While writing Maestra, Hilton chose not to include any physical descriptions of Judith as she wanted readers to project their own opinions and ideas upon the character. She also did not set out to write Judith as a feminist character, rather a representation of the "anger of the millennial generation", as they've "been born into this economically advanced culture, and they’ve been fed an idea that they just need to work hard and develop their brand on Instagram and everything will work out, but no matter how hard they try, they can’t get ahead."

== Film adaptation ==
Film rights to Maestra were acquired prior to its publication in March 2016. Sony Pictures expressed interest in purchasing the film rights, with former Sony Pictures chief Amy Pascal to produce the movie through her Pascal Pictures production company. Erin Cressida Wilson has been brought in to write the screenplay. Hilton and Pascal have expressed interest in an unknown actress performing as Judith and for the character's victims to be played by well-known actors.

==Reception==
Maestra has received some mixed reception for its sexual themes, receiving praise from media outlets such as the Washington Post while others like the New York Times felt that the erotic scenes felt too repetitive and obligatory. The Guardian also felt that the erotica suffered from the "law of diminishing returns", but also wrote that its art history was well written and researched and that "through Artemisia Gentileschi's painting Judith Slaying Holofernes, Hilton offers a sly mirror of her antiheroine and namesake's progress."

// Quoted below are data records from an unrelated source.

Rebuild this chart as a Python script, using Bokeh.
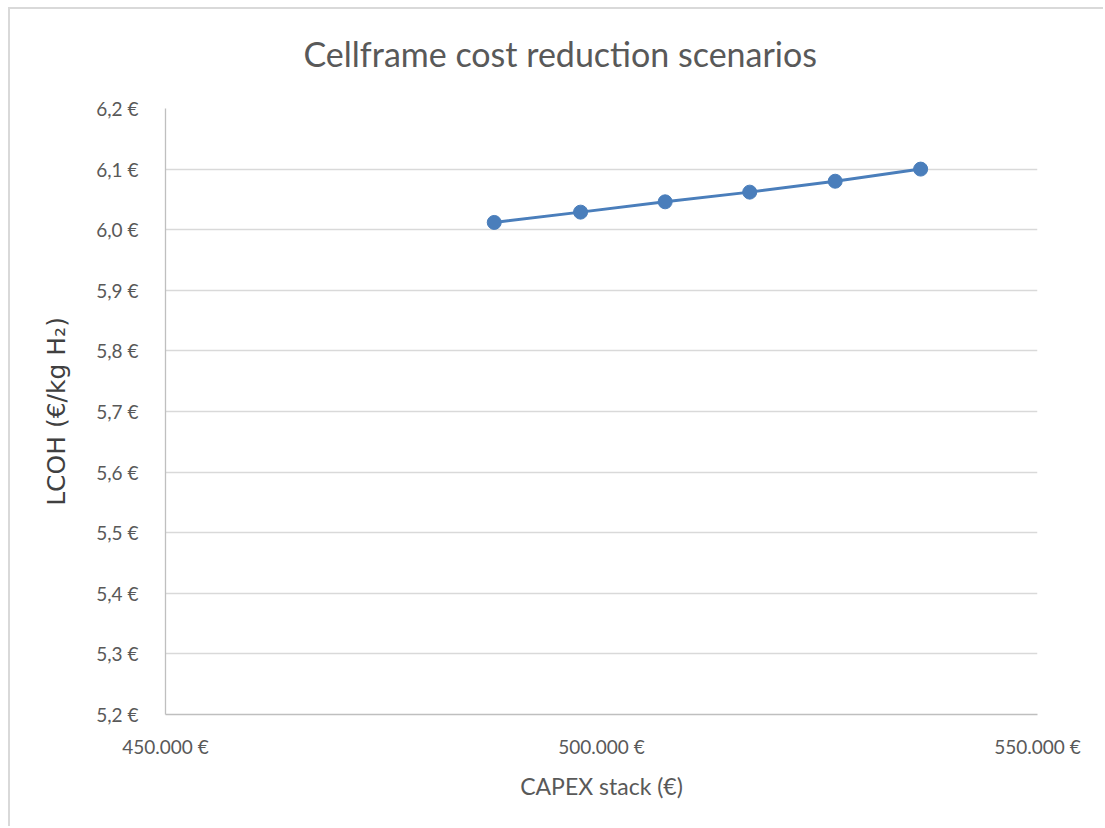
from bokeh.plotting import figure
from bokeh.models import Range1d, FixedTicker, ColumnDataSource, Title
from bokeh.embed import file_html
from bokeh.resources import INLINE

# Stack CAPEX (EUR) versus levelised cost of hydrogen (EUR/kg H2)
capex_stack = [487700, 497600, 507300, 517000, 526800, 536600]
lcoh = [6.012, 6.029, 6.046, 6.062, 6.080, 6.100]

x_ticks = [450000, 500000, 550000]
x_tick_labels = ["450.000 €", "500.000 €", "550.000 €"]
y_ticks = [5.2, 5.3, 5.4, 5.5, 5.6, 5.7, 5.8, 5.9, 6.0, 6.1, 6.2]
y_tick_labels = ["5,2 €", "5,3 €", "5,4 €", "5,5 €", "5,6 €", "5,7 €",
                 "5,8 €", "5,9 €", "6,0 €", "6,1 €", "6,2 €"]
chart_title = "Cellframe cost reduction scenarios"

FONT = "Lato"
TEXT = "#595959"
SERIES = "#4a7ebb"

src = ColumnDataSource(data=dict(x=capex_stack, y=lcoh))

p = figure(
    width=1095, height=819,
    x_range=Range1d(450000, 550000),
    y_range=Range1d(5.2, 6.2),
    output_backend="svg",
    toolbar_location=None,
    min_border_left=155, min_border_right=68,
    min_border_top=99, min_border_bottom=114,
    title=None,
)
p.styles = {
    "margin-left": "8px", "margin-top": "7px",
    "border-left": "2px solid #d9d9d9", "border-top": "2px solid #d9d9d9",
}

# thin spacer next to the frame lifts the title a little higher
p.add_layout(Title(text=" ", text_font_size="1px", standoff=10), "above")

# title is centred over the whole chart area rather than the plot frame
p.add_layout(Title(
    text=chart_title, align="left", offset=138, standoff=43,
    text_font=FONT, text_font_size="34px", text_font_style="normal",
    text_color=TEXT,
), "above")

p.outline_line_color = None
p.background_fill_color = "white"
p.border_fill_color = "white"

p.xgrid.grid_line_color = None
p.ygrid.grid_line_color = "#d9d9d9"
p.ygrid.grid_line_width = 1.3

p.xaxis.ticker = FixedTicker(ticks=x_ticks)
p.xaxis.major_label_overrides = dict(zip(x_ticks, x_tick_labels))
p.yaxis.ticker = FixedTicker(ticks=y_ticks)
p.yaxis.major_label_overrides = dict(zip(y_ticks, y_tick_labels))

for ax in (p.xaxis, p.yaxis):
    ax.axis_line_color = "#bfbfbf"
    ax.axis_line_width = 1.3
    ax.major_tick_line_color = None
    ax.minor_tick_line_color = None
    ax.major_tick_out = 0
    ax.major_tick_in = 0
    ax.major_label_text_font = FONT
    ax.major_label_text_font_size = "19px"
    ax.major_label_text_color = TEXT
    ax.axis_label_text_font_style = "normal"

p.xaxis.major_label_standoff = 20
p.yaxis.major_label_standoff = 27

p.xaxis.axis_label = "CAPEX stack (€)"
p.xaxis.axis_label_text_font = FONT
p.xaxis.axis_label_text_font_size = "23px"
p.xaxis.axis_label_text_color = TEXT
p.xaxis.axis_label_standoff = 11

p.yaxis.axis_label = "LCOH (€/kg H₂)"
p.yaxis.axis_label_text_font = "DejaVu Sans"
p.yaxis.axis_label_text_font_size = "25px"
p.yaxis.axis_label_text_color = "#404040"
p.yaxis.axis_label_standoff = 22

p.line("x", "y", source=src, line_color=SERIES, line_width=3)
p.scatter("x", "y", source=src, size=14, fill_color=SERIES, line_color=SERIES)

open("out.html", "w").write(file_html(p, INLINE))
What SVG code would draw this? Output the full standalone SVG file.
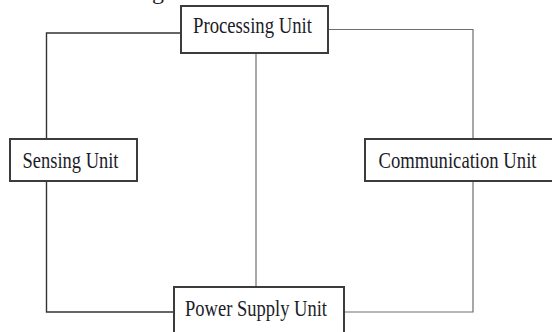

Hilton has expressed frustration over reviews that predominantly focus on the book's sexual themes, writing in an article for The Guardian that "Women can contain multitudes, too, and a conversation about sex on the page obviously doesn't preclude the ability to discuss anything else."

==Sequel==
Domina, the second novel in the Maestra series, was published in April 2017.

Ultima, the third novel in the Maestra series, was published in 2018.